» Task to complete: Retype all material exactly. Pictures stay out of the copy.

▬▬▬▬▬▬

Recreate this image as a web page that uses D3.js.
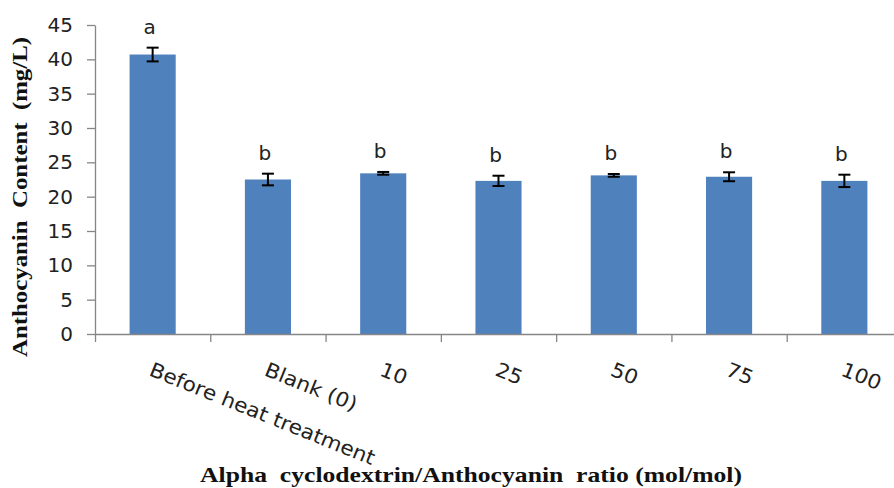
<!DOCTYPE html>
<html lang="en">
<head>
    <meta charset="UTF-8">
    <title>Anthocyanin content</title>
    <script src="https://d3js.org/d3.v7.min.js"></script>
    <style>
    body { margin: 0; background: #fff; }
    .axis path, .axis line { stroke: #868686; stroke-width: 1.3px; }
    .axis text { font: 20px "DejaVu Sans", sans-serif; fill: #222; }
    .bar { fill: #4f81bd; }
    .err { stroke: #000; stroke-width: 2px; }
    .letter { font: 20px "DejaVu Sans", sans-serif; fill: #222; }
    .cat { font: 20px "DejaVu Sans", sans-serif; fill: #222; }
    .title { font-family: "Liberation Serif", "Times New Roman", serif; font-weight: bold; fill: #111; }
  </style>
</head>
<body>
<div id="chart"></div>
<script>
    // values
    const categories = ["Before heat treatment", "Blank (0)", "10", "25", "50", "75", "100"];
    const values = [40.7, 22.5, 23.4, 22.3, 23.1, 22.9, 22.3];
    const errors = [1.0, 0.85, 0.2, 0.75, 0.2, 0.65, 0.9];
    const letters = ["a", "b", "b", "b", "b", "b", "b"];
    const yTicks = [0, 5, 10, 15, 20, 25, 30, 35, 40, 45];

    const width = 894, height = 488;
    const plotLeft = 95, plotRight = 902, plotTop = 25, plotBottom = 334;

    const svg = d3.select("#chart")
                  .append("svg")
                  .attr("width", width)
                  .attr("height", height);

    const x = d3.scaleBand()
                .domain(categories)
                .range([plotLeft, plotRight])
                .paddingInner(0.6)
                .paddingOuter(0.3);

    // boundaries between categories, for the tick marks
    const xEdge = d3.scaleLinear().domain([0, categories.length]).range([plotLeft, plotRight]);

    const y = d3.scaleLinear().domain([0, 45]).range([plotBottom, plotTop]);

    // y axis
    svg.append("g")
       .attr("class", "axis")
       .attr("transform", `translate(${plotLeft},0)`)
       .call(d3.axisLeft(y).tickValues(yTicks).tickSize(8).tickSizeOuter(0).tickPadding(14));

    // bars
    svg.selectAll("rect.bar")
       .data(values)
       .enter()
       .append("rect")
       .attr("class", "bar")
       .attr("x", (d, i) => x(categories[i]))
       .attr("width", x.bandwidth())
       .attr("y", d => y(d))
       .attr("height", d => y(0) - y(d));

    // x axis (drawn after bars so the line sits on top)
    svg.append("g")
       .attr("class", "axis")
       .attr("transform", `translate(0,${plotBottom})`)
       .call(d3.axisBottom(xEdge).tickValues(d3.range(categories.length + 1)).tickSize(8).tickSizeOuter(0).tickFormat(""));

    // error bars
    const eb = svg.selectAll("g.eb")
                  .data(values)
                  .enter()
                  .append("g")
                  .attr("class", "eb")
                  .attr("transform", (d, i) => `translate(${x(categories[i]) + x.bandwidth() / 2},0)`);

    eb.append("line").attr("class", "err")
      .attr("y1", (d, i) => y(d + errors[i])).attr("y2", (d, i) => y(d - errors[i]));
    eb.append("line").attr("class", "err")
      .attr("x1", -6).attr("x2", 6)
      .attr("y1", (d, i) => y(d + errors[i])).attr("y2", (d, i) => y(d + errors[i]));
    eb.append("line").attr("class", "err")
      .attr("x1", -6).attr("x2", 6)
      .attr("y1", (d, i) => y(d - errors[i])).attr("y2", (d, i) => y(d - errors[i]));

    // significance letters
    eb.append("text")
      .attr("class", "letter")
      .attr("text-anchor", "middle")
      .attr("x", -3)
      .attr("y", (d, i) => y(d + errors[i]) - 14)
      .text((d, i) => letters[i]);

    // rotated category labels
    svg.selectAll("text.cat")
       .data(categories)
       .enter()
       .append("text")
       .attr("class", "cat")
       .attr("transform", d => `translate(${x(d) + x.bandwidth() / 2 + 1},${plotBottom + 27}) rotate(22) scale(1.08,1)`)
       .attr("dy", "0.75em")
       .text(d => d);

    // axis titles
    svg.append("text")
       .attr("class", "title")
       .attr("transform", `translate(27,197) rotate(-90)`)
       .attr("text-anchor", "middle")
       .attr("font-size", 21)
       .attr("textLength", 320)
       .attr("lengthAdjust", "spacingAndGlyphs")
       .style("white-space", "pre")
       .text("Anthocyanin  Content  (mg/L)");

    svg.append("text")
       .attr("class", "title")
       .attr("x", 471)
       .attr("y", 482)
       .attr("text-anchor", "middle")
       .attr("font-size", 22)
       .attr("textLength", 542)
       .attr("lengthAdjust", "spacingAndGlyphs")
       .style("white-space", "pre")
       .text("Alpha  cyclodextrin/Anthocyanin  ratio (mol/mol)");
</script>
</body>
</html>
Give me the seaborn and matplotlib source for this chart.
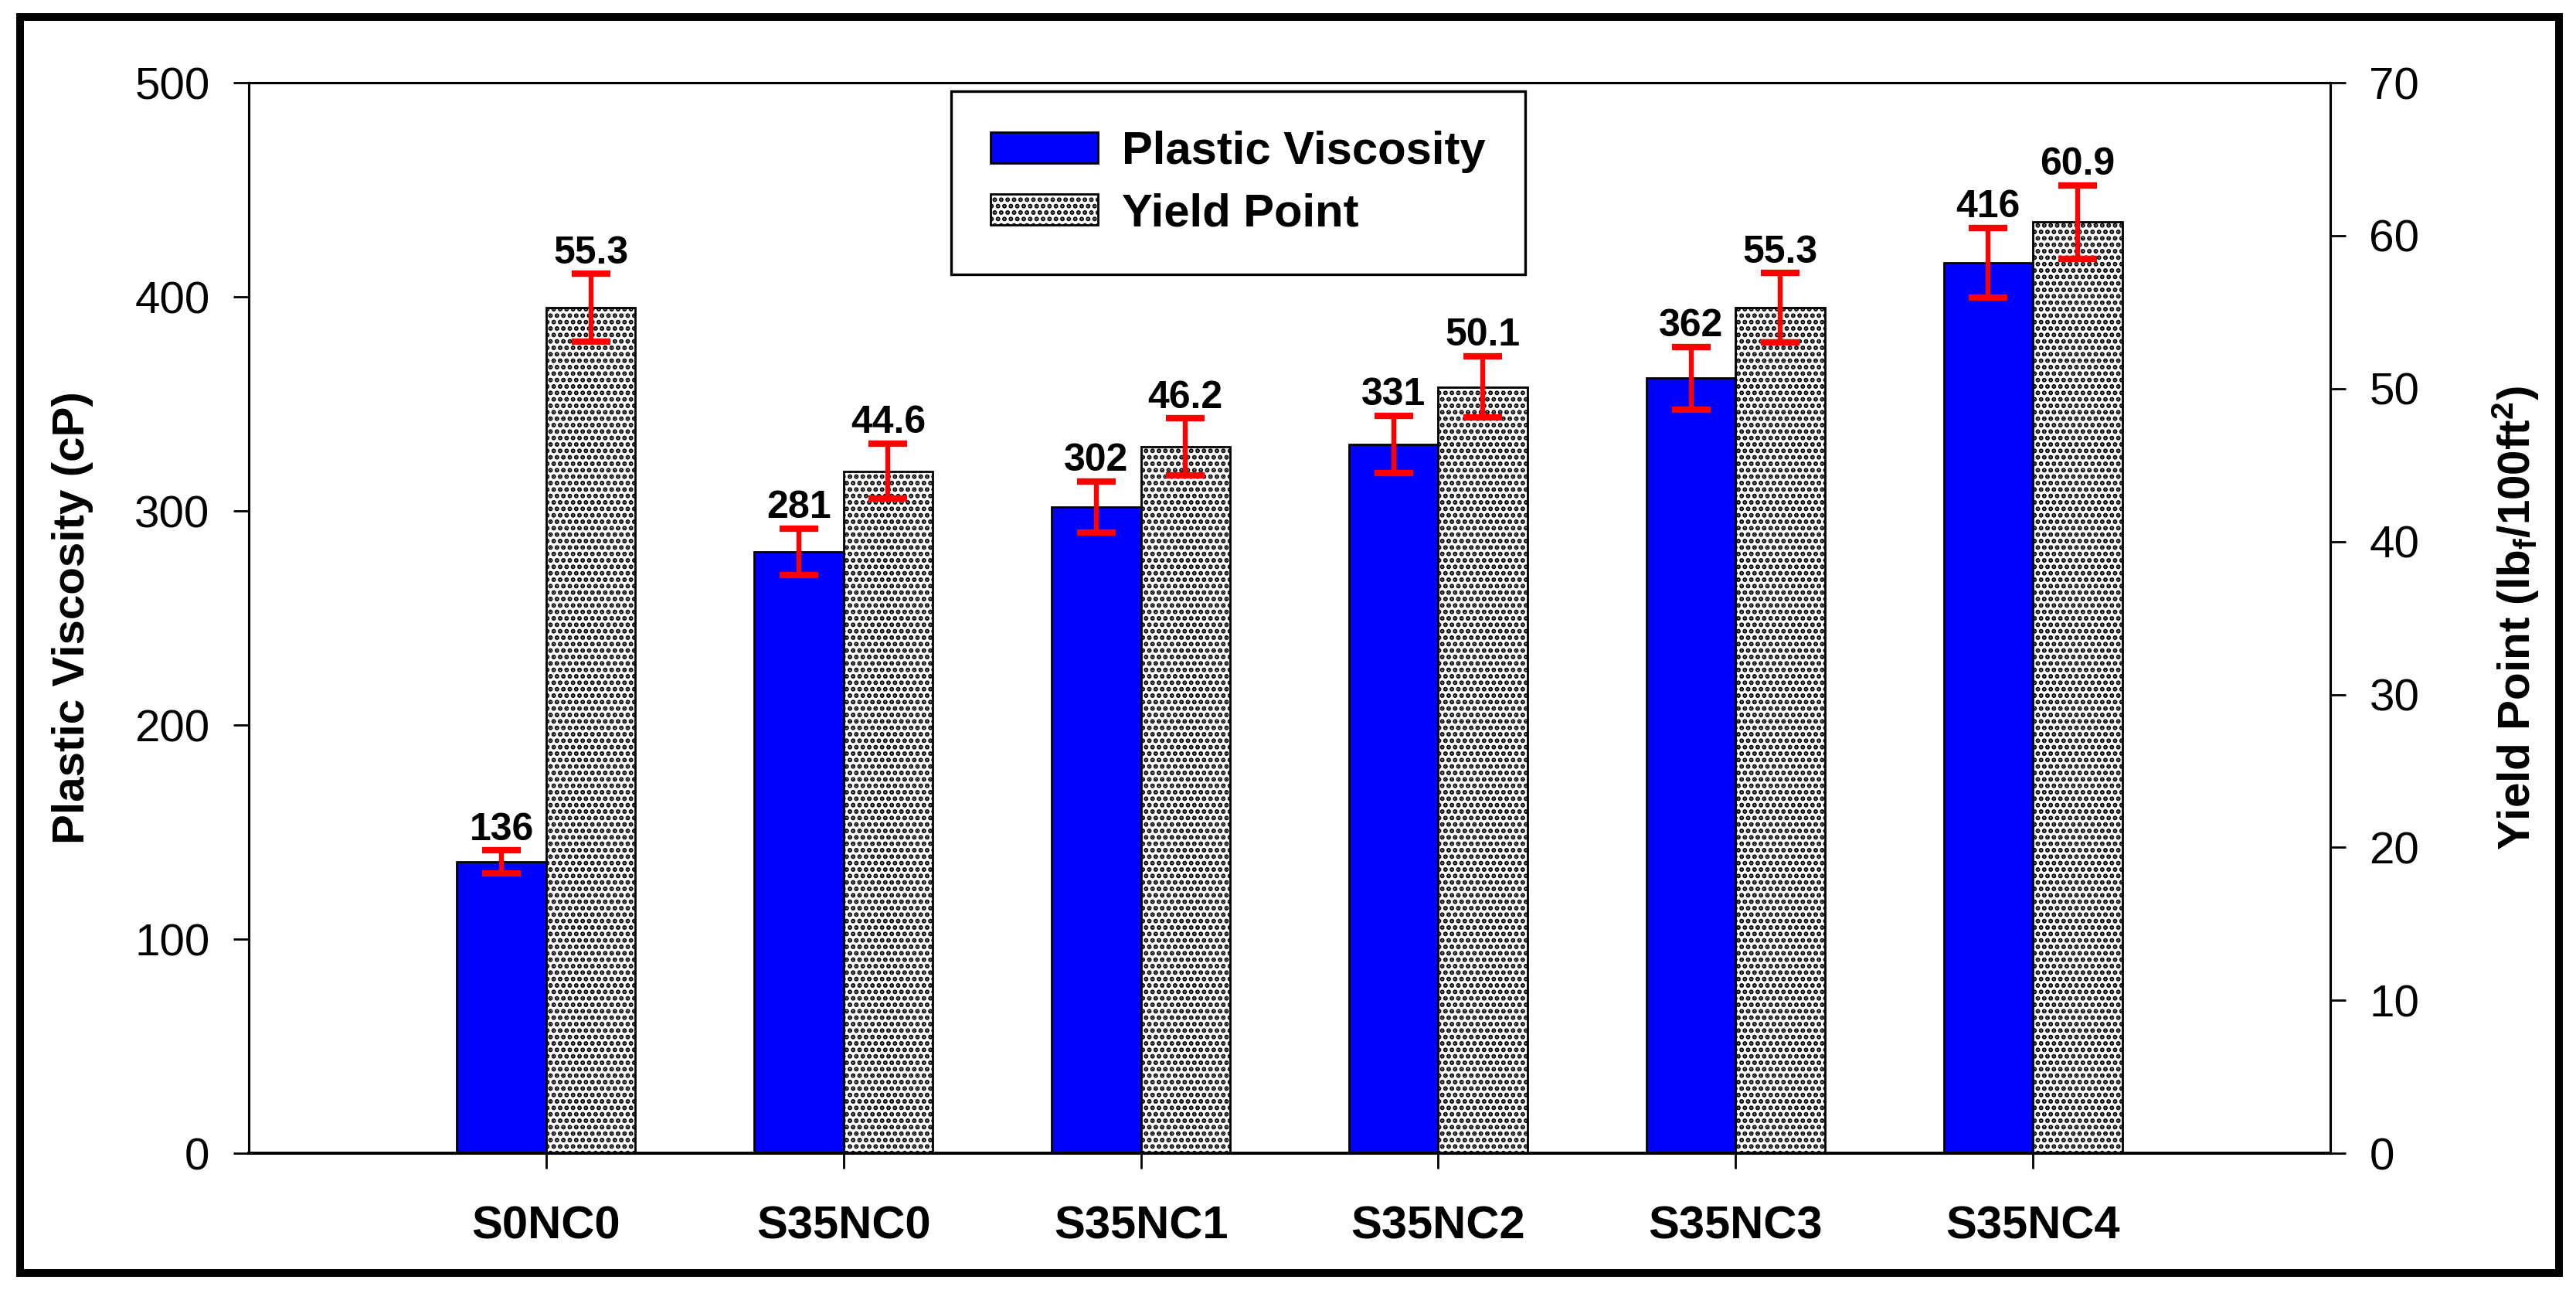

▬▬▬▬▬▬

» Exercise output:
Recreate this image as a web page that uses D3.js.
<!DOCTYPE html>
<html lang="en">
<head>
    <meta charset="UTF-8">
    <title>Anthocyanin content</title>
    <script src="https://d3js.org/d3.v7.min.js"></script>
    <style>
    body { margin: 0; background: #fff; }
    .axis path, .axis line { stroke: #868686; stroke-width: 1.3px; }
    .axis text { font: 20px "DejaVu Sans", sans-serif; fill: #222; }
    .bar { fill: #4f81bd; }
    .err { stroke: #000; stroke-width: 2px; }
    .letter { font: 20px "DejaVu Sans", sans-serif; fill: #222; }
    .cat { font: 20px "DejaVu Sans", sans-serif; fill: #222; }
    .title { font-family: "Liberation Serif", "Times New Roman", serif; font-weight: bold; fill: #111; }
  </style>
</head>
<body>
<div id="chart"></div>
<script>
    // values
    const categories = ["Before heat treatment", "Blank (0)", "10", "25", "50", "75", "100"];
    const values = [40.7, 22.5, 23.4, 22.3, 23.1, 22.9, 22.3];
    const errors = [1.0, 0.85, 0.2, 0.75, 0.2, 0.65, 0.9];
    const letters = ["a", "b", "b", "b", "b", "b", "b"];
    const yTicks = [0, 5, 10, 15, 20, 25, 30, 35, 40, 45];

    const width = 894, height = 488;
    const plotLeft = 95, plotRight = 902, plotTop = 25, plotBottom = 334;

    const svg = d3.select("#chart")
                  .append("svg")
                  .attr("width", width)
                  .attr("height", height);

    const x = d3.scaleBand()
                .domain(categories)
                .range([plotLeft, plotRight])
                .paddingInner(0.6)
                .paddingOuter(0.3);

    // boundaries between categories, for the tick marks
    const xEdge = d3.scaleLinear().domain([0, categories.length]).range([plotLeft, plotRight]);

    const y = d3.scaleLinear().domain([0, 45]).range([plotBottom, plotTop]);

    // y axis
    svg.append("g")
       .attr("class", "axis")
       .attr("transform", `translate(${plotLeft},0)`)
       .call(d3.axisLeft(y).tickValues(yTicks).tickSize(8).tickSizeOuter(0).tickPadding(14));

    // bars
    svg.selectAll("rect.bar")
       .data(values)
       .enter()
       .append("rect")
       .attr("class", "bar")
       .attr("x", (d, i) => x(categories[i]))
       .attr("width", x.bandwidth())
       .attr("y", d => y(d))
       .attr("height", d => y(0) - y(d));

    // x axis (drawn after bars so the line sits on top)
    svg.append("g")
       .attr("class", "axis")
       .attr("transform", `translate(0,${plotBottom})`)
       .call(d3.axisBottom(xEdge).tickValues(d3.range(categories.length + 1)).tickSize(8).tickSizeOuter(0).tickFormat(""));

    // error bars
    const eb = svg.selectAll("g.eb")
                  .data(values)
                  .enter()
                  .append("g")
                  .attr("class", "eb")
                  .attr("transform", (d, i) => `translate(${x(categories[i]) + x.bandwidth() / 2},0)`);

    eb.append("line").attr("class", "err")
      .attr("y1", (d, i) => y(d + errors[i])).attr("y2", (d, i) => y(d - errors[i]));
    eb.append("line").attr("class", "err")
      .attr("x1", -6).attr("x2", 6)
      .attr("y1", (d, i) => y(d + errors[i])).attr("y2", (d, i) => y(d + errors[i]));
    eb.append("line").attr("class", "err")
      .attr("x1", -6).attr("x2", 6)
      .attr("y1", (d, i) => y(d - errors[i])).attr("y2", (d, i) => y(d - errors[i]));

    // significance letters
    eb.append("text")
      .attr("class", "letter")
      .attr("text-anchor", "middle")
      .attr("x", -3)
      .attr("y", (d, i) => y(d + errors[i]) - 14)
      .text((d, i) => letters[i]);

    // rotated category labels
    svg.selectAll("text.cat")
       .data(categories)
       .enter()
       .append("text")
       .attr("class", "cat")
       .attr("transform", d => `translate(${x(d) + x.bandwidth() / 2 + 1},${plotBottom + 27}) rotate(22) scale(1.08,1)`)
       .attr("dy", "0.75em")
       .text(d => d);

    // axis titles
    svg.append("text")
       .attr("class", "title")
       .attr("transform", `translate(27,197) rotate(-90)`)
       .attr("text-anchor", "middle")
       .attr("font-size", 21)
       .attr("textLength", 320)
       .attr("lengthAdjust", "spacingAndGlyphs")
       .style("white-space", "pre")
       .text("Anthocyanin  Content  (mg/L)");

    svg.append("text")
       .attr("class", "title")
       .attr("x", 471)
       .attr("y", 482)
       .attr("text-anchor", "middle")
       .attr("font-size", 22)
       .attr("textLength", 542)
       .attr("lengthAdjust", "spacingAndGlyphs")
       .style("white-space", "pre")
       .text("Alpha  cyclodextrin/Anthocyanin  ratio (mol/mol)");
</script>
</body>
</html>
Give me the seaborn and matplotlib source for this chart.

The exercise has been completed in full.